Saturday, January 21, 2017….what a remarkable day in history. Women all over the world united to STAND UP for themselves and their loved ones. I joined in the St. Louis March. The energy was amazing. People were speaking out, joining together in a peaceful and joyful expression about what matters most to them.
I had the great fortune to be able to talk with many of the marchers. And there were all kinds of people there. There were, of course, women. Women of all kinds: young women, coming of age women, adult women, seasoned women. There were mothers and daughters and grandmothers. There were fathers, and sons and grandfathers. There were kids and babies. There were husbands, boyfriends, friends, and independent supporters of women’s rights and human rights. I even ran into my son! He came to make a statement and a difference. (How proud am I of him?) There were people of all colors, ethnicities, nationalities, sexual orientation, and I imagine all stations of life. There were natural and naturalized citizens and immigrants. There were the original Native Americans. They were all joined together in a peaceful and powerful demonstration of liberty, justice and the pursuit of happiness. Freedom of speech rocks! I love this country!
I was also proud of my city, St. Louis. St. Louis definitely represented! St. Louis spoke out. St. Louis participated. And showing up does matter.
I respect differing viewpoints, whether or not I share the same ones. Diversity in all its forms, including one’s political leanings, makes for a great democracy. Speaking with respect and authenticity are paramount to having a healthy and functioning democracy and relationship of any kind. Respecting one’s right for self-determination is also a discussion worth having and perpetuating. I see theWomen’s March as the beginning of a conversation, and not a single event. It is a message that says:
“HEAR OUR VOICE”
I urge my readers to avoid seeing the Women’s March in simplistic terms. This is a complex issue, and rhetoric that reduces it to black-and-white or superficial terms is an error and a missed opportunity. You may disagree with the catalyst for the Women’s March. You may not agree entirely with its mission and guiding principles. However, I would find it difficult to disagree with ALL of the principles set forth. I believe we can find common ground.
As a life coach, my focus is on inspiring women to live inspired lives.
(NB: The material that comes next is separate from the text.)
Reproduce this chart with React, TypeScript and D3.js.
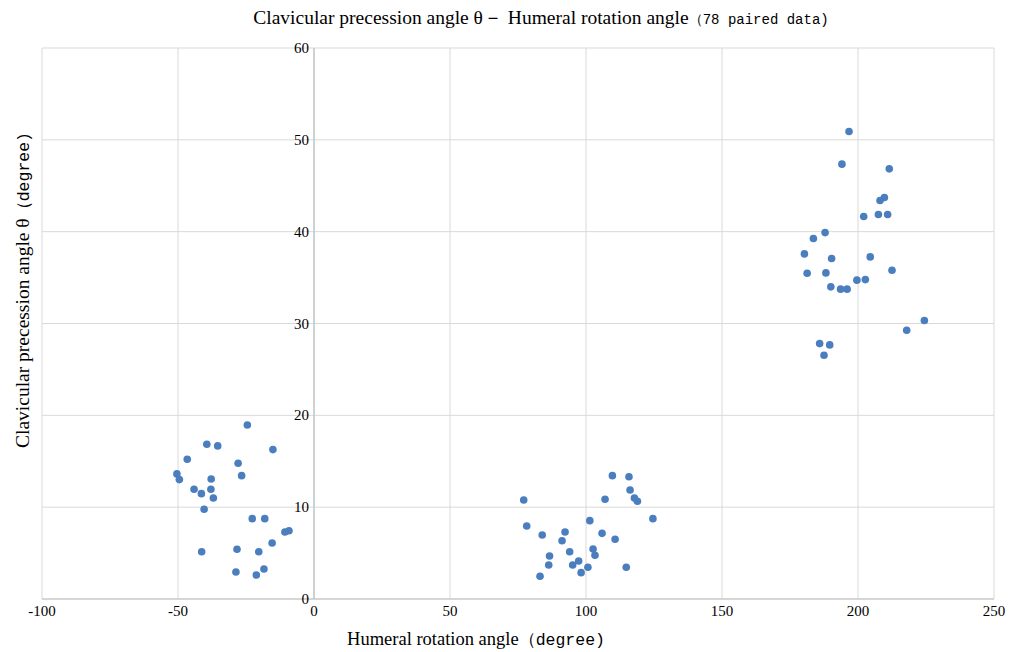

Empowering women to “go for it”, and to live a remarkable life. Yes, I believe there are many remarkable women that provide examples to us all. They are people you may meet on any given day, but aren’t featured in a tweet or CNN headline. But as said by the Pulitzer Prize winning author and academician, Laurel Thatcher Ulrich, “Well-behaved women seldom make history.” Often misinterpreted, this quote actually highlights those truly well-behaved women who have done extraordinary things outside of the limelight, yet have been overlooked by the history books. The Women’s March was a day of everyday women and everyday heroes creating an extraordinary worldwide event…a day of many well-behaved citizens making history together.
As a life coach, I often work with “well-behaved”, fascinating women. They want something more for themselves and their lives. Being a coach for women is an honor that often calls for instilling hope and courage. Encouraging women to be courageous often requires that I have and hold faith and belief for them and their possibilities. Belief and faith and hope are contagious.
The Women’s March has spread a contagion of hope, faith, belief, and the power of standing up in peace for what one believes to be right. So, be the change you want to see in the world, and let that change begin with you!